Helpers for table creation/modification

These helpers offer a convenient syntax for push() and lua_rawset.

See also

Syntactic sugar: new_table and rawset_table
A short tutorial that demonstrates the most important features.

Header:

#include <apollo/create_table.hpp>

Free functions

rawset_table()

table-setter rawset_table(lua_State* L, int table_idx);

Returns a table setter that will modify the table at index table_idx on the stack of L.

new_table()

table-setter new_table(lua_State* L);

Pushes a new table onto L‘s stack and returns a table setter that will modify it.

Table setter objects

Table setter objects modify their reference tables using lua_rawset with the methods below. All methods return a rvalue reference to the table setter they were called on so that they are chainable.

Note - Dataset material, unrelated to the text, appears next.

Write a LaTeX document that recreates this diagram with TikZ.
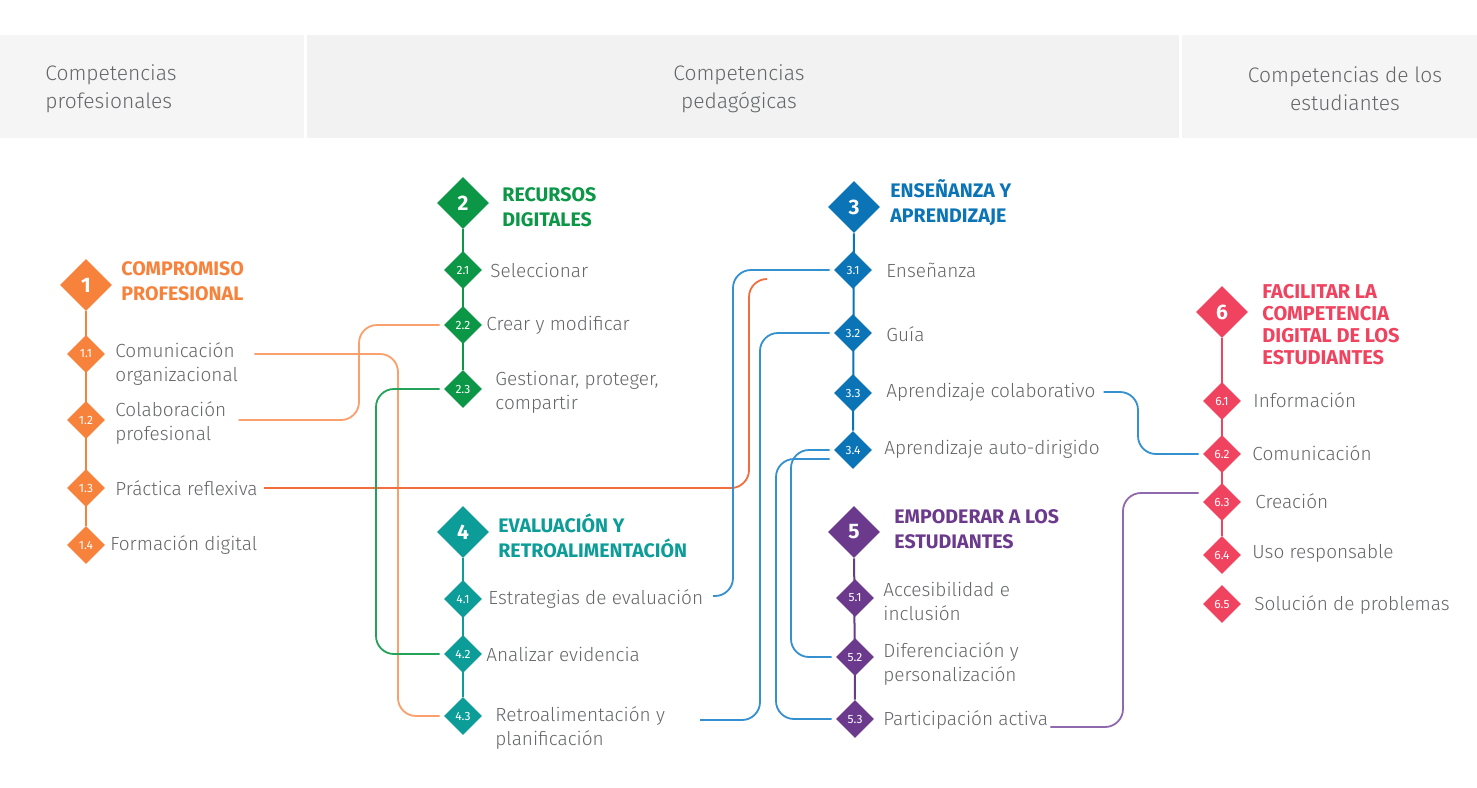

You should not store a table setter! Just use it in the expression it was created in.

Warning

Due to C++’s undefined order of argument evaluation, it is important that any methods you call in this expression leave the Lua stack balanced.

operator()

template <typename K, typename V>
table-setter&& operator() (K&& key, V&& value);

Sets value as the value of the current table at key.

subtable()

template <typename K>
table-setter&& subtable(K&& key);

Creates a new table, sets it as the value of the current table at key and makes the table setter modify that new table until end_subtable() is called. Note that every call to subtable() must be matched by a corresponding call to end_subtable(), even if you do not intend to modify the previous table.

Subtables may be nested.

end_subtable()

table-setter&& end_subtable();

Ends a subtable began by subtable(). See that method for more information.

thistable_as()

template <typename K>
table-setter&& thistable_as(K&& key);

Sets the current table as the value of itself at key.

thistable_index()

table-setter&& thistable_index();

Equivalent to calling thistable_as() with "__index" as key.

metatable()

table-setter&& metatable();

If the current table does not have a metatable, creates a new table and sets it as metatable. Then makes the table setter modify the current table’s metatable until end_metatable() is called. Note that every call to metatable() must be matched by a corresponding call to end_metatable(), even if you do not intend to modify the previous table.

metatable() calls may be nested, they will modify the metatable’s metatable and so on.